+++ Records for the task +++

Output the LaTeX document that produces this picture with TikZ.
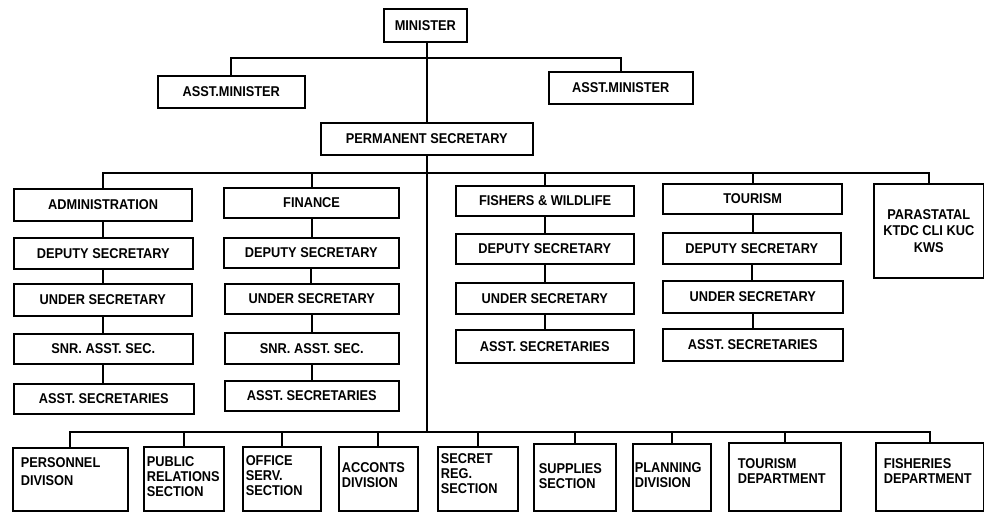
\documentclass[tikz,border=0pt]{standalone}
\usepackage{fontspec}
\setmainfont[FakeStretch=0.9]{Liberation Sans}
\tikzset{
  box/.style={draw, line width=1.6pt, inner sep=0pt, align=center,
    font=\bfseries\fontsize{14.2}{16}\selectfont},
  headbox/.style={box, line width=2.2pt},
  link/.style={line width=2pt, line cap=rect},
}
% \orgbox[options]{name}{x1}{y1}{x2}{y2}{text}: box from top-left to bottom-right
\newcommand\orgbox[7][]{%
  \pgfmathsetmacro\bw{#5-#3}\pgfmathsetmacro\bh{#6-#4}%
  \node[box, anchor=north west, minimum width=\bw pt, minimum height=\bh pt, #1]
    (#2) at (#3,#4) {#7};}
% \leftbox[top gap]{name}{x1}{y1}{x2}{y2}{inset}{text}:
% box with left-aligned text starting a fixed gap below its top edge
\newcommand\leftbox[8][10pt]{%
  \pgfmathsetmacro\bw{#5-#3}\pgfmathsetmacro\bh{#6-#4}\pgfmathsetmacro\tw{#5-#3-2*#7}%
  \node[box, anchor=north west, inner xsep=#7pt, inner ysep=0pt,
    minimum width=\bw pt, minimum height=\bh pt,
    font=\bfseries\fontsize{14.2}{15}\selectfont]
    (#2) at (#3,#4)
    {\parbox[c][\bh pt][t]{\tw pt}{\raggedright\vspace*{#1}#8}};}
\begin{document}
\begin{tikzpicture}[x=1pt, y=-1pt]
\useasboundingbox (0,0) rectangle (984,511);

% top of the ministry
\orgbox{min}{383}{8}{466}{41}{MINISTER}
\orgbox{am1}{157}{75}{304}{107}{ASST.MINISTER}
\orgbox{am2}{548}{71}{692}{103}{ASST.MINISTER}
\orgbox{ps}{320}{122}{532}{154}{PERMANENT SECRETARY}

% administration column
\orgbox[headbox]{adm}{13}{188}{191}{220}{ADMINISTRATION}
\orgbox{adm2}{13}{237}{192}{268}{DEPUTY SECRETARY}
\orgbox{adm3}{13}{283}{191}{315}{UNDER SECRETARY}
\orgbox{adm4}{13}{333}{192}{363}{SNR. ASST. SEC.}
\orgbox{adm5}{13}{383}{193}{413}{ASST. SECRETARIES}

% finance column
\orgbox[headbox]{fin}{223}{187}{398}{217}{FINANCE}
\orgbox{fin2}{223}{237}{398}{267}{DEPUTY SECRETARY}
\orgbox{fin3}{224}{283}{398}{313}{UNDER SECRETARY}
\orgbox{fin4}{224}{332}{398}{363}{SNR. ASST. SEC.}
\orgbox{fin5}{224}{380}{398}{410}{ASST. SECRETARIES}

% fisheries and wildlife column
\orgbox[headbox]{fis}{455}{185}{633}{215}{FISHERS \& WILDLIFE}
\orgbox{fis2}{455}{233}{633}{263}{DEPUTY SECRETARY}
\orgbox{fis3}{455}{282}{633}{313}{UNDER SECRETARY}
\orgbox{fis4}{455}{329}{633}{362}{ASST. SECRETARIES}

% tourism column
\orgbox[headbox]{tou}{662}{183}{841}{213}{TOURISM}
\orgbox{tou2}{662}{232}{840}{263}{DEPUTY SECRETARY}
\orgbox{tou3}{662}{280}{842}{312}{UNDER SECRETARY}
\orgbox{tou4}{662}{328}{842}{360}{ASST. SECRETARIES}

% parastatals
\orgbox[font=\bfseries\fontsize{14.2}{16.5}\selectfont]{par}{873}{183}{983}{277}{PARASTATAL\\KTDC CLI KUC\\KWS}

% divisions and sections
\leftbox[10pt]{per}{12}{447}{127}{510}{8}{PERSONNEL\\[3pt]DIVISON}
\leftbox[10pt]{pub}{143}{446}{223}{510}{3}{PUBLIC\\RELATIONS\\SECTION}
\leftbox[9pt]{off}{242}{446}{320}{510}{3}{OFFICE\\SERV.\\SECTION}
\leftbox[16pt]{acc}{338}{446}{417}{510}{3}{ACCONTS\\DIVISION}
\leftbox[7pt]{sec}{437}{446}{517}{510}{3}{SECRET\\REG.\\SECTION}
\leftbox[20pt]{sup}{533}{443}{615}{510}{5}{SUPPLIES\\SECTION}
\leftbox[19pt]{pla}{632}{443}{710}{510}{2}{PLANNING\\DIVISION}
\leftbox[16pt]{tod}{728}{442}{840}{510}{9}{TOURISM\\DEPARTMENT}
\leftbox[16pt]{fid}{875}{442}{983}{510}{8}{FISHERIES\\DEPARTMENT}

% bus levels
\coordinate (mbus) at (ps.north |- 0,58);
\coordinate (dbus) at (ps.south |- 0,173);
\coordinate (bbus) at (ps.south |- 0,432);

% connectors
\draw[link] (ps.north |- min.south) -- (ps.north);
\draw[link] (am1.north) |- (mbus) -| (am2.north);
\draw[link] (ps.south) -- (bbus);
\draw[link] (adm.north) |- (dbus) -| (par.north);
\foreach \n in {fin,fis,tou} \draw[link] (\n.north) -- (\n.north |- dbus);
\foreach \a/\b in {adm/adm2,adm2/adm3,adm3/adm4,adm4/adm5,
                   fin/fin2,fin2/fin3,fin3/fin4,fin4/fin5,
                   fis/fis2,fis2/fis3,fis3/fis4,
                   tou/tou2,tou2/tou3,tou3/tou4}
  \draw[link] (\a.south) -- (\a.south |- \b.north);
\draw[link] (per.north) |- (bbus) -| (fid.north);
\foreach \n in {pub,off,acc,sec,sup,pla,tod} \draw[link] (\n.north) -- (\n.north |- bbus);
\end{tikzpicture}
\end{document}
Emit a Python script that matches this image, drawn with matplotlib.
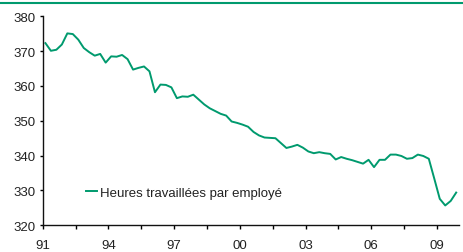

+++

→ **Work required**
Write every entry out again exactly, dropping the pictures.

→ **Response to this task**
Output the LaTeX document that produces this picture with TikZ.
\documentclass[tikz,border=0pt]{standalone}
\usepackage{fontspec}
\setmainfont[FakeStretch=0.9]{Liberation Sans}
\tikzset{
  box/.style={draw, line width=1.6pt, inner sep=0pt, align=center,
    font=\bfseries\fontsize{14.2}{16}\selectfont},
  headbox/.style={box, line width=2.2pt},
  link/.style={line width=2pt, line cap=rect},
}
% \orgbox[options]{name}{x1}{y1}{x2}{y2}{text}: box from top-left to bottom-right
\newcommand\orgbox[7][]{%
  \pgfmathsetmacro\bw{#5-#3}\pgfmathsetmacro\bh{#6-#4}%
  \node[box, anchor=north west, minimum width=\bw pt, minimum height=\bh pt, #1]
    (#2) at (#3,#4) {#7};}
% \leftbox[top gap]{name}{x1}{y1}{x2}{y2}{inset}{text}:
% box with left-aligned text starting a fixed gap below its top edge
\newcommand\leftbox[8][10pt]{%
  \pgfmathsetmacro\bw{#5-#3}\pgfmathsetmacro\bh{#6-#4}\pgfmathsetmacro\tw{#5-#3-2*#7}%
  \node[box, anchor=north west, inner xsep=#7pt, inner ysep=0pt,
    minimum width=\bw pt, minimum height=\bh pt,
    font=\bfseries\fontsize{14.2}{15}\selectfont]
    (#2) at (#3,#4)
    {\parbox[c][\bh pt][t]{\tw pt}{\raggedright\vspace*{#1}#8}};}
\begin{document}
\begin{tikzpicture}[x=1pt, y=-1pt]
\useasboundingbox (0,0) rectangle (984,511);

% top of the ministry
\orgbox{min}{383}{8}{466}{41}{MINISTER}
\orgbox{am1}{157}{75}{304}{107}{ASST.MINISTER}
\orgbox{am2}{548}{71}{692}{103}{ASST.MINISTER}
\orgbox{ps}{320}{122}{532}{154}{PERMANENT SECRETARY}

% administration column
\orgbox[headbox]{adm}{13}{188}{191}{220}{ADMINISTRATION}
\orgbox{adm2}{13}{237}{192}{268}{DEPUTY SECRETARY}
\orgbox{adm3}{13}{283}{191}{315}{UNDER SECRETARY}
\orgbox{adm4}{13}{333}{192}{363}{SNR. ASST. SEC.}
\orgbox{adm5}{13}{383}{193}{413}{ASST. SECRETARIES}

% finance column
\orgbox[headbox]{fin}{223}{187}{398}{217}{FINANCE}
\orgbox{fin2}{223}{237}{398}{267}{DEPUTY SECRETARY}
\orgbox{fin3}{224}{283}{398}{313}{UNDER SECRETARY}
\orgbox{fin4}{224}{332}{398}{363}{SNR. ASST. SEC.}
\orgbox{fin5}{224}{380}{398}{410}{ASST. SECRETARIES}

% fisheries and wildlife column
\orgbox[headbox]{fis}{455}{185}{633}{215}{FISHERS \& WILDLIFE}
\orgbox{fis2}{455}{233}{633}{263}{DEPUTY SECRETARY}
\orgbox{fis3}{455}{282}{633}{313}{UNDER SECRETARY}
\orgbox{fis4}{455}{329}{633}{362}{ASST. SECRETARIES}

% tourism column
\orgbox[headbox]{tou}{662}{183}{841}{213}{TOURISM}
\orgbox{tou2}{662}{232}{840}{263}{DEPUTY SECRETARY}
\orgbox{tou3}{662}{280}{842}{312}{UNDER SECRETARY}
\orgbox{tou4}{662}{328}{842}{360}{ASST. SECRETARIES}

% parastatals
\orgbox[font=\bfseries\fontsize{14.2}{16.5}\selectfont]{par}{873}{183}{983}{277}{PARASTATAL\\KTDC CLI KUC\\KWS}

% divisions and sections
\leftbox[10pt]{per}{12}{447}{127}{510}{8}{PERSONNEL\\[3pt]DIVISON}
\leftbox[10pt]{pub}{143}{446}{223}{510}{3}{PUBLIC\\RELATIONS\\SECTION}
\leftbox[9pt]{off}{242}{446}{320}{510}{3}{OFFICE\\SERV.\\SECTION}
\leftbox[16pt]{acc}{338}{446}{417}{510}{3}{ACCONTS\\DIVISION}
\leftbox[7pt]{sec}{437}{446}{517}{510}{3}{SECRET\\REG.\\SECTION}
\leftbox[20pt]{sup}{533}{443}{615}{510}{5}{SUPPLIES\\SECTION}
\leftbox[19pt]{pla}{632}{443}{710}{510}{2}{PLANNING\\DIVISION}
\leftbox[16pt]{tod}{728}{442}{840}{510}{9}{TOURISM\\DEPARTMENT}
\leftbox[16pt]{fid}{875}{442}{983}{510}{8}{FISHERIES\\DEPARTMENT}

% bus levels
\coordinate (mbus) at (ps.north |- 0,58);
\coordinate (dbus) at (ps.south |- 0,173);
\coordinate (bbus) at (ps.south |- 0,432);

% connectors
\draw[link] (ps.north |- min.south) -- (ps.north);
\draw[link] (am1.north) |- (mbus) -| (am2.north);
\draw[link] (ps.south) -- (bbus);
\draw[link] (adm.north) |- (dbus) -| (par.north);
\foreach \n in {fin,fis,tou} \draw[link] (\n.north) -- (\n.north |- dbus);
\foreach \a/\b in {adm/adm2,adm2/adm3,adm3/adm4,adm4/adm5,
                   fin/fin2,fin2/fin3,fin3/fin4,fin4/fin5,
                   fis/fis2,fis2/fis3,fis3/fis4,
                   tou/tou2,tou2/tou3,tou3/tou4}
  \draw[link] (\a.south) -- (\a.south |- \b.north);
\draw[link] (per.north) |- (bbus) -| (fid.north);
\foreach \n in {pub,off,acc,sec,sup,pla,tod} \draw[link] (\n.north) -- (\n.north |- bbus);
\end{tikzpicture}
\end{document}
Emit a Python script that matches this image, drawn with matplotlib.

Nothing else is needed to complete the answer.